For a light Higgs boson, LHC scientists focus on a very different Higgs production and decay process, complementary to the Higgs search at the Tevatron. Detailed simulations of high-energy proton-proton collisions have shown that the best chance to catch, say, a 120-GeV Standard Model Higgs particle at the LHC is to look for a Higgs boson emerging from the collision of two gluons, followed by its decay into two high-energy gamma rays (see second graphic). This is an extremely rare process since the Higgs boson doesn’t interact directly with the massless gluons and gamma rays. Instead, the Higgs production and decay occur through intermediate, massive quark-antiquark loops, which can temporarily appear in subatomic processes, in accordance with the laws of quantum mechanics. The intermediate loop, however, makes this process much rarer to occur. In particular, the decay of a 120-GeV Standard Model Higgs boson into two gamma rays happens only once out of 500 times.

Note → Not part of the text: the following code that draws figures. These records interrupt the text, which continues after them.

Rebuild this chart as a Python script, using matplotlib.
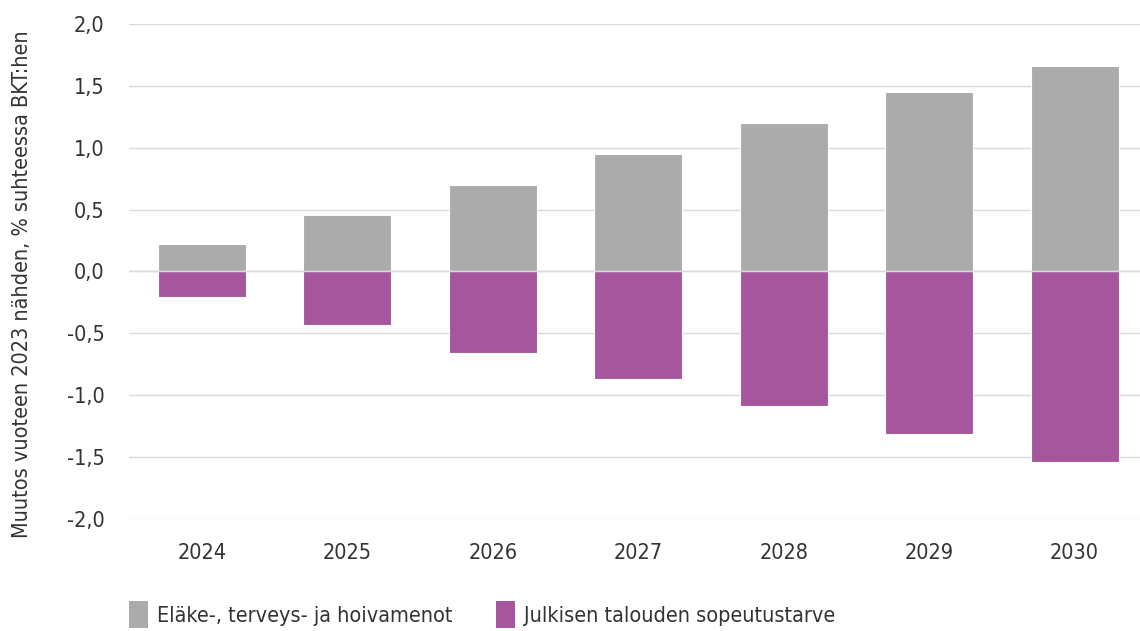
import matplotlib
matplotlib.use("Agg")
import matplotlib.pyplot as plt
import numpy as np
from matplotlib.ticker import FuncFormatter
from matplotlib.patches import Patch

plt.rcParams['font.family'] = ['DejaVu Sans']
plt.rcParams['font.stretch'] = 'condensed'

years = ['2024', '2025', '2026', '2027', '2028', '2029', '2030']
menot = [0.22, 0.46, 0.70, 0.95, 1.20, 1.45, 1.66]
sopeutus = [-0.21, -0.43, -0.66, -0.87, -1.09, -1.31, -1.54]
series_names = ['Eläke-, terveys- ja hoivamenot', 'Julkisen talouden sopeutustarve']
ylabel = 'Muutos vuoteen 2023 nähden, % suhteessa BKT:hen'

gray = '#ababab'
purple = '#a6569c'
text_color = '#333333'

fig = plt.figure(figsize=(11.4, 6.31), dpi=100)
ax = fig.add_axes([0.1134, 0.1775, 0.893, 0.7845])

x = np.arange(len(years))
ax.bar(x, menot, width=0.605, color=gray, edgecolor='white', linewidth=0.8, zorder=3)
ax.bar(x, sopeutus, width=0.605, color=purple, edgecolor='white', linewidth=0.8, zorder=3)

ax.set_ylim(-2.0, 2.0)
ax.set_xlim(-0.5, len(years) - 0.5)
ax.set_yticks(np.arange(-2.0, 2.01, 0.5))
ax.yaxis.set_major_formatter(FuncFormatter(lambda v, p: f"{v:.1f}".replace('.', ',')))
ax.set_xticks(x)
ax.set_xticklabels(years)
ax.grid(axis='y', color='#d9d9d9', linewidth=1.0, zorder=0)
ax.axhline(0, color='#d9d9d9', linewidth=1.0, zorder=4)
for s in ax.spines.values():
    s.set_visible(False)
ax.tick_params(axis='both', length=0, labelsize=15.5, colors=text_color)
ax.tick_params(axis='y', pad=18)
ax.tick_params(axis='x', pad=17)
ax.set_ylabel(ylabel, fontsize=15.5, color=text_color)
ax.yaxis.set_label_coords(-0.096, 0.475)

handles = [Patch(facecolor=gray, edgecolor='none'), Patch(facecolor=purple, edgecolor='none')]
leg = fig.legend(handles, series_names, loc='lower left', bbox_to_anchor=(0.096, -0.026),
                 ncol=2, frameon=False, fontsize=15.5, handlelength=0.9, handleheight=1.55,
                 columnspacing=2.0, handletextpad=0.42)
for t in leg.get_texts():
    t.set_color(text_color)

fig.savefig('out.png', dpi=100)
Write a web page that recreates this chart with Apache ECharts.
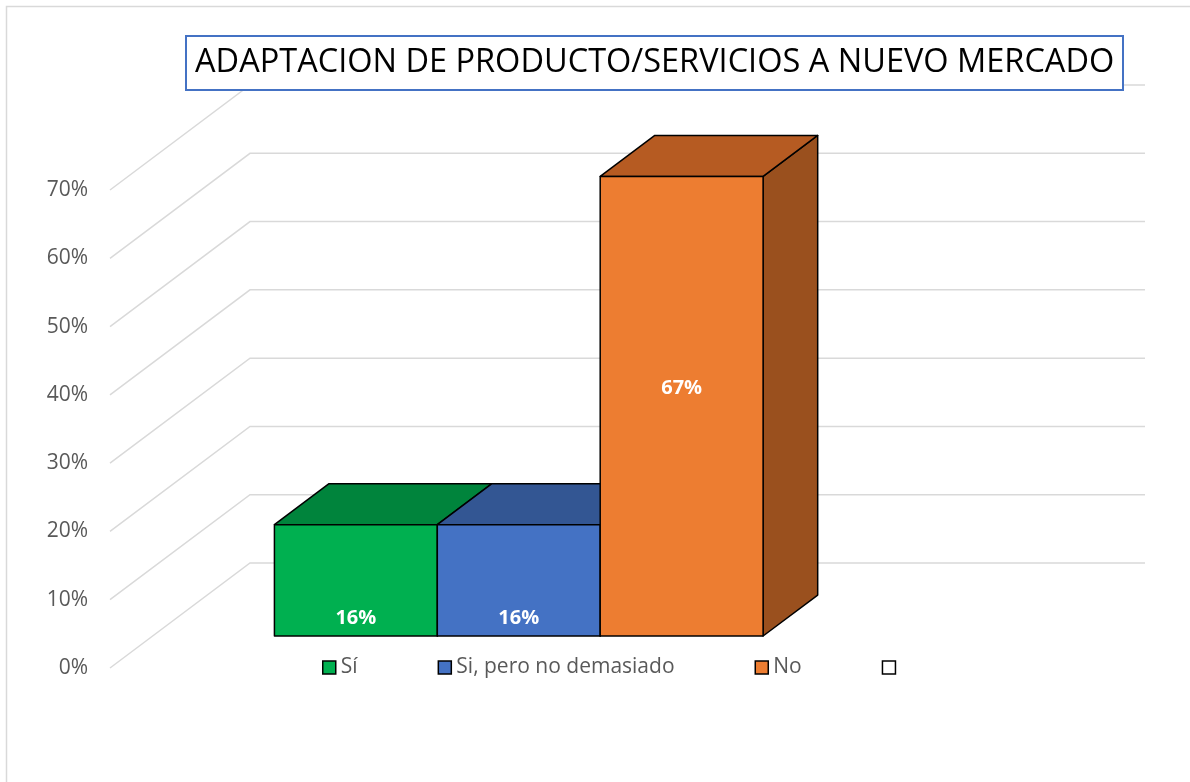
<!DOCTYPE html>
<html>
<head>
<meta charset="utf-8">
<title>Adaptacion de producto/servicios a nuevo mercado</title>
<script src="https://cdn.jsdelivr.net/npm/echarts@6/dist/echarts.min.js"></script>
<style>
  html, body { margin: 0; padding: 0; background: #fff; }
  #chart { width: 1190px; height: 782px; }
</style>
</head>
<body>
<div id="chart"></div>
<script>
const categories = ['Respuesta'];
const seriesNames = ['Sí', 'Si, pero no demasiado', 'No', ' '];
const values = [0.163, 0.163, 0.673, null];
const yTicks = [0, 0.1, 0.2, 0.3, 0.4, 0.5, 0.6, 0.7];

// front / top / side shades for each series
const faceColors = [
  { front: '#00B050', top: '#00843C', side: '#007A37' },
  { front: '#4472C4', top: '#335693', side: '#2E4D84' },
  { front: '#ED7D31', top: '#B65B22', side: '#9A501E' },
  { front: '#FFFFFF', top: '#FFFFFF', side: '#FFFFFF' }
];

const DEPTH_X = 140, DEPTH_Y = -105;       // back wall offset from the front plane
const BAR_FRONT = 0.305, BAR_BACK = 0.695; // bar faces as a share of the depth
const BAR_SHARE = 0.182;                   // one bar as a share of the category band
const FONT = '"Open Sans", "Noto Sans", sans-serif';

const chart = echarts.init(document.getElementById('chart'));

const renderWall = (params, api) => {
  const cs = params.coordSys;
  const y = api.coord([0, api.value(1)])[1];
  const x0 = cs.x, x1 = cs.x + cs.width;
  return {
    type: 'polyline',
    shape: { points: [[x0, y], [x0 + DEPTH_X, y + DEPTH_Y], [x1 + DEPTH_X, y + DEPTH_Y]] },
    style: { stroke: '#D9D9D9', lineWidth: 1.5, fill: 'none' }
  };
};

const makeBarRender = (i) => (params, api) => {
  const base = api.coord([api.value(0), 0]);
  const peak = api.coord([api.value(0), api.value(1)]);
  const w = api.size([1, 0])[0] * BAR_SHARE;
  const left = base[0] + (i - seriesNames.length / 2) * w;
  const fx = DEPTH_X * BAR_FRONT, fy = DEPTH_Y * BAR_FRONT;
  const dx = DEPTH_X * (BAR_BACK - BAR_FRONT), dy = DEPTH_Y * (BAR_BACK - BAR_FRONT);
  const xl = left + fx, xr = left + w + fx;
  const yb = base[1] + fy, yt = peak[1] + fy;
  const h = yb - yt;
  const c = faceColors[i];
  const edge = { stroke: '#000', lineWidth: 1.5, lineJoin: 'round' };
  const labelY = h > 200 ? yt + h * 0.46 : yb - 18;
  return {
    type: 'group',
    children: [
      { type: 'polygon', shape: { points: [[xr, yt], [xr + dx, yt + dy], [xr + dx, yb + dy], [xr, yb]] },
        style: Object.assign({ fill: c.side }, edge) },
      { type: 'polygon', shape: { points: [[xl, yt], [xr, yt], [xr + dx, yt + dy], [xl + dx, yt + dy]] },
        style: Object.assign({ fill: c.top }, edge) },
      { type: 'polygon', shape: { points: [[xl, yb], [xr, yb], [xr, yt], [xl, yt]] },
        style: Object.assign({ fill: c.front }, edge) },
      { type: 'text', z2: 10,
        style: { text: Math.round(api.value(1) * 100) + '%', x: (xl + xr) / 2, y: labelY,
          fill: '#fff', fontSize: 20, fontWeight: 'bold', fontFamily: FONT,
          align: 'center', verticalAlign: 'middle' } }
    ]
  };
};

const barSeries = seriesNames.map((name, i) => ({
  name: name,
  type: 'custom',
  z: 3,
  itemStyle: { color: faceColors[i].front },
  renderItem: makeBarRender(i),
  data: values[i] == null ? [] : [[0, values[i]]]
}));

chart.setOption({
  animation: false,
  graphic: [{
    type: 'rect',
    shape: { x: 6.5, y: 6.5, width: 1300, height: 900 },
    style: { fill: 'none', stroke: '#D9D9D9', lineWidth: 1.5 }
  }],
  title: {
    text: 'ADAPTACION DE PRODUCTO/SERVICIOS A NUEVO MERCADO',
    left: 186,
    top: 36,
    padding: [10, 9, 11, 9],
    borderColor: '#4472C4',
    borderWidth: 2,
    backgroundColor: '#fff',
    z: 10,
    textStyle: { fontSize: 32.5, fontWeight: 'normal', color: '#000', fontFamily: FONT }
  },
  legend: {
    data: seriesNames,
    left: 317,
    top: 652,
    icon: 'rect',
    itemWidth: 13,
    itemHeight: 13,
    itemGap: 80,
    selectedMode: false,
    itemStyle: { borderColor: '#000', borderWidth: 1.5 },
    textStyle: { fontSize: 21, color: '#595959', fontFamily: FONT }
  },
  grid: { left: 110, right: 185, top: 190, bottom: 114 },
  xAxis: { type: 'category', data: categories, show: false },
  yAxis: {
    type: 'value',
    min: 0,
    max: 0.7,
    interval: 0.1,
    axisLine: { show: false },
    axisTick: { show: false },
    splitLine: { show: false },
    axisLabel: {
      margin: 22,
      color: '#595959',
      fontSize: 21,
      fontFamily: FONT,
      formatter: v => Math.round(v * 100) + '%'
    }
  },
  series: [{
    name: 'wall',
    type: 'custom',
    z: 1,
    silent: true,
    renderItem: renderWall,
    data: yTicks.map(t => [0, t])
  }].concat(barSeries)
});
</script>
</body>
</html>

Hence LHC scientists will need to gather a sufficiently large number of proton-proton collisions to observe this process.
Why do physicists think that the Higgs particle exists?
The discovery in the 1980s of heavy, force-carrying particles, known as W and Z bosons, confirmed crucial predictions made by the Standard Model and the simplest Higgs model. Since then, further discoveries and precision measurements of particle interactions have confirmed the validity of the Standard Model many times. It now seems almost impossible to explain the wealth of particle data without the Higgs mechanism. But one crucial ingredient of this fabulous particle recipe—the Higgs boson itself—has remained at large. Does it exist? How heavy is it? Does it interact with quarks and other massive particles as expected? These questions will keep scientists busy for years to come.